Written task>
Images are not part of the copy; transcribe all the data exactly.

━━ Collected material

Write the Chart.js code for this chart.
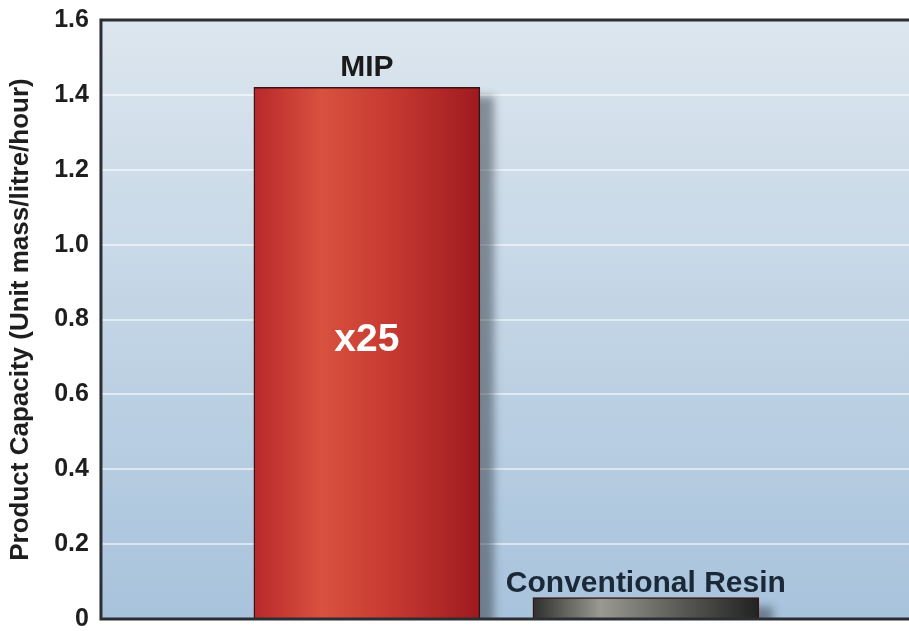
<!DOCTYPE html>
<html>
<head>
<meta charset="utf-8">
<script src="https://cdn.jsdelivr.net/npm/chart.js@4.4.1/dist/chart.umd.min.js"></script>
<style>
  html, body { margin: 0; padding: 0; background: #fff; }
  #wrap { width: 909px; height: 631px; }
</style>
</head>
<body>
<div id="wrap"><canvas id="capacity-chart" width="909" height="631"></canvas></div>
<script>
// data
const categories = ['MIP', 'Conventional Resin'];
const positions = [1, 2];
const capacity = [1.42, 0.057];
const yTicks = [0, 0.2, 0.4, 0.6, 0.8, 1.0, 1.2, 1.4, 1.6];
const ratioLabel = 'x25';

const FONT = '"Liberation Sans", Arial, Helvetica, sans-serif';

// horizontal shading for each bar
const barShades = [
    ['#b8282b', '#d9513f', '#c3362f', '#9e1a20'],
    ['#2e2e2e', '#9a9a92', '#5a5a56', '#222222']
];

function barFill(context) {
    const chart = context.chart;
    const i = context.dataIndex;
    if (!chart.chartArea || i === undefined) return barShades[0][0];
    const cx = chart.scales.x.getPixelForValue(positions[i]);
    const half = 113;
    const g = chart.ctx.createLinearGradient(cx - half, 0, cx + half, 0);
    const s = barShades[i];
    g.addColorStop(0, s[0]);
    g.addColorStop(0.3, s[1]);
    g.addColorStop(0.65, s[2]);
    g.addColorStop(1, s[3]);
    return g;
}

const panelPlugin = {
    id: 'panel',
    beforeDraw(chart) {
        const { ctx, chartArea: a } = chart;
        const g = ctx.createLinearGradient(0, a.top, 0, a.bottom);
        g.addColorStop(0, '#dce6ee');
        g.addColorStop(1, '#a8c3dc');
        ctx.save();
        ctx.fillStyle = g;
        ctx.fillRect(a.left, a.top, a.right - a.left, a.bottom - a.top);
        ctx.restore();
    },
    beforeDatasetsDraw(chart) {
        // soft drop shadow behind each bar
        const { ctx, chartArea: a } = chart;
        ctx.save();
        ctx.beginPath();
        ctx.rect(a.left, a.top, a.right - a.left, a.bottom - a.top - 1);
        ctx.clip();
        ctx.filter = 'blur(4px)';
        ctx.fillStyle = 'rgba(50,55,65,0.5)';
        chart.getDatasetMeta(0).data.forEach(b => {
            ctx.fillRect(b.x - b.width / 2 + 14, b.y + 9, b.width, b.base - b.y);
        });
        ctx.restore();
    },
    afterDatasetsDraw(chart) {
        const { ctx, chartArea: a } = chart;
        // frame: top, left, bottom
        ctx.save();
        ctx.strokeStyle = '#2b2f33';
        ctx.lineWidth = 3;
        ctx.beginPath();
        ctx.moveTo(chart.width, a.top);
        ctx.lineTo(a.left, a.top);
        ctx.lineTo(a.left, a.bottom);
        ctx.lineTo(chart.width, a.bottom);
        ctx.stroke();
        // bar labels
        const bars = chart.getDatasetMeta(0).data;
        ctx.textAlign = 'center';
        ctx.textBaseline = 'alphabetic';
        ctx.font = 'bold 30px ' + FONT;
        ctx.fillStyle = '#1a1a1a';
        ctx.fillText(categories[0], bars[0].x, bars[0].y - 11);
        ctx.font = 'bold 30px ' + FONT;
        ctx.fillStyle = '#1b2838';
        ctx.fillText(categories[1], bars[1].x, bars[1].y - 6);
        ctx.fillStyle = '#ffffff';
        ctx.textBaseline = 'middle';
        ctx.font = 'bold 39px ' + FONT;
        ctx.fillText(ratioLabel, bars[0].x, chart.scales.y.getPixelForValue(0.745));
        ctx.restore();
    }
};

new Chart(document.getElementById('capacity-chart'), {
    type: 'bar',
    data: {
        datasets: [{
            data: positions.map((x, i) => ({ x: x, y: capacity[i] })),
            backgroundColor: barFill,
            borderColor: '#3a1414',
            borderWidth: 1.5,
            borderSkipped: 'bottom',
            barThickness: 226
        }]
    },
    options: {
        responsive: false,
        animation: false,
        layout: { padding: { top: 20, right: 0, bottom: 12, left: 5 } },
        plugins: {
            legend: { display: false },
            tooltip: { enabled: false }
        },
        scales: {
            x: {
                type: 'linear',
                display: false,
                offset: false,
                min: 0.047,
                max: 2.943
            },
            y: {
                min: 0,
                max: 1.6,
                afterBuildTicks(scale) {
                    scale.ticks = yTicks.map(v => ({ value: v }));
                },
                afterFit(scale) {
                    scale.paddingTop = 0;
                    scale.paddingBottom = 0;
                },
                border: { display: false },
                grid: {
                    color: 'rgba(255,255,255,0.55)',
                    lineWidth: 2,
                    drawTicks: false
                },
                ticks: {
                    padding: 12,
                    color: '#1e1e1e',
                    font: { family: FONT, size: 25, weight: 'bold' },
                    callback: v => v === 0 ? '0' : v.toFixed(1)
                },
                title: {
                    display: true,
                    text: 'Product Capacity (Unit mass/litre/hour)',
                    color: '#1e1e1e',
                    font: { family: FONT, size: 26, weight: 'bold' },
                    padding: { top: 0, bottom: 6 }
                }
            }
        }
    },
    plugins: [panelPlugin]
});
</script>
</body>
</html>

━━━━

Task result>
Write the Chart.js code for this chart.
<!DOCTYPE html>
<html>
<head>
<meta charset="utf-8">
<script src="https://cdn.jsdelivr.net/npm/chart.js@4.4.1/dist/chart.umd.min.js"></script>
<style>
  html, body { margin: 0; padding: 0; background: #fff; }
  #wrap { width: 909px; height: 631px; }
</style>
</head>
<body>
<div id="wrap"><canvas id="capacity-chart" width="909" height="631"></canvas></div>
<script>
// data
const categories = ['MIP', 'Conventional Resin'];
const positions = [1, 2];
const capacity = [1.42, 0.057];
const yTicks = [0, 0.2, 0.4, 0.6, 0.8, 1.0, 1.2, 1.4, 1.6];
const ratioLabel = 'x25';

const FONT = '"Liberation Sans", Arial, Helvetica, sans-serif';

// horizontal shading for each bar
const barShades = [
    ['#b8282b', '#d9513f', '#c3362f', '#9e1a20'],
    ['#2e2e2e', '#9a9a92', '#5a5a56', '#222222']
];

function barFill(context) {
    const chart = context.chart;
    const i = context.dataIndex;
    if (!chart.chartArea || i === undefined) return barShades[0][0];
    const cx = chart.scales.x.getPixelForValue(positions[i]);
    const half = 113;
    const g = chart.ctx.createLinearGradient(cx - half, 0, cx + half, 0);
    const s = barShades[i];
    g.addColorStop(0, s[0]);
    g.addColorStop(0.3, s[1]);
    g.addColorStop(0.65, s[2]);
    g.addColorStop(1, s[3]);
    return g;
}

const panelPlugin = {
    id: 'panel',
    beforeDraw(chart) {
        const { ctx, chartArea: a } = chart;
        const g = ctx.createLinearGradient(0, a.top, 0, a.bottom);
        g.addColorStop(0, '#dce6ee');
        g.addColorStop(1, '#a8c3dc');
        ctx.save();
        ctx.fillStyle = g;
        ctx.fillRect(a.left, a.top, a.right - a.left, a.bottom - a.top);
        ctx.restore();
    },
    beforeDatasetsDraw(chart) {
        // soft drop shadow behind each bar
        const { ctx, chartArea: a } = chart;
        ctx.save();
        ctx.beginPath();
        ctx.rect(a.left, a.top, a.right - a.left, a.bottom - a.top - 1);
        ctx.clip();
        ctx.filter = 'blur(4px)';
        ctx.fillStyle = 'rgba(50,55,65,0.5)';
        chart.getDatasetMeta(0).data.forEach(b => {
            ctx.fillRect(b.x - b.width / 2 + 14, b.y + 9, b.width, b.base - b.y);
        });
        ctx.restore();
    },
    afterDatasetsDraw(chart) {
        const { ctx, chartArea: a } = chart;
        // frame: top, left, bottom
        ctx.save();
        ctx.strokeStyle = '#2b2f33';
        ctx.lineWidth = 3;
        ctx.beginPath();
        ctx.moveTo(chart.width, a.top);
        ctx.lineTo(a.left, a.top);
        ctx.lineTo(a.left, a.bottom);
        ctx.lineTo(chart.width, a.bottom);
        ctx.stroke();
        // bar labels
        const bars = chart.getDatasetMeta(0).data;
        ctx.textAlign = 'center';
        ctx.textBaseline = 'alphabetic';
        ctx.font = 'bold 30px ' + FONT;
        ctx.fillStyle = '#1a1a1a';
        ctx.fillText(categories[0], bars[0].x, bars[0].y - 11);
        ctx.font = 'bold 30px ' + FONT;
        ctx.fillStyle = '#1b2838';
        ctx.fillText(categories[1], bars[1].x, bars[1].y - 6);
        ctx.fillStyle = '#ffffff';
        ctx.textBaseline = 'middle';
        ctx.font = 'bold 39px ' + FONT;
        ctx.fillText(ratioLabel, bars[0].x, chart.scales.y.getPixelForValue(0.745));
        ctx.restore();
    }
};

new Chart(document.getElementById('capacity-chart'), {
    type: 'bar',
    data: {
        datasets: [{
            data: positions.map((x, i) => ({ x: x, y: capacity[i] })),
            backgroundColor: barFill,
            borderColor: '#3a1414',
            borderWidth: 1.5,
            borderSkipped: 'bottom',
            barThickness: 226
        }]
    },
    options: {
        responsive: false,
        animation: false,
        layout: { padding: { top: 20, right: 0, bottom: 12, left: 5 } },
        plugins: {
            legend: { display: false },
            tooltip: { enabled: false }
        },
        scales: {
            x: {
                type: 'linear',
                display: false,
                offset: false,
                min: 0.047,
                max: 2.943
            },
            y: {
                min: 0,
                max: 1.6,
                afterBuildTicks(scale) {
                    scale.ticks = yTicks.map(v => ({ value: v }));
                },
                afterFit(scale) {
                    scale.paddingTop = 0;
                    scale.paddingBottom = 0;
                },
                border: { display: false },
                grid: {
                    color: 'rgba(255,255,255,0.55)',
                    lineWidth: 2,
                    drawTicks: false
                },
                ticks: {
                    padding: 12,
                    color: '#1e1e1e',
                    font: { family: FONT, size: 25, weight: 'bold' },
                    callback: v => v === 0 ? '0' : v.toFixed(1)
                },
                title: {
                    display: true,
                    text: 'Product Capacity (Unit mass/litre/hour)',
                    color: '#1e1e1e',
                    font: { family: FONT, size: 26, weight: 'bold' },
                    padding: { top: 0, bottom: 6 }
                }
            }
        }
    },
    plugins: [panelPlugin]
});
</script>
</body>
</html>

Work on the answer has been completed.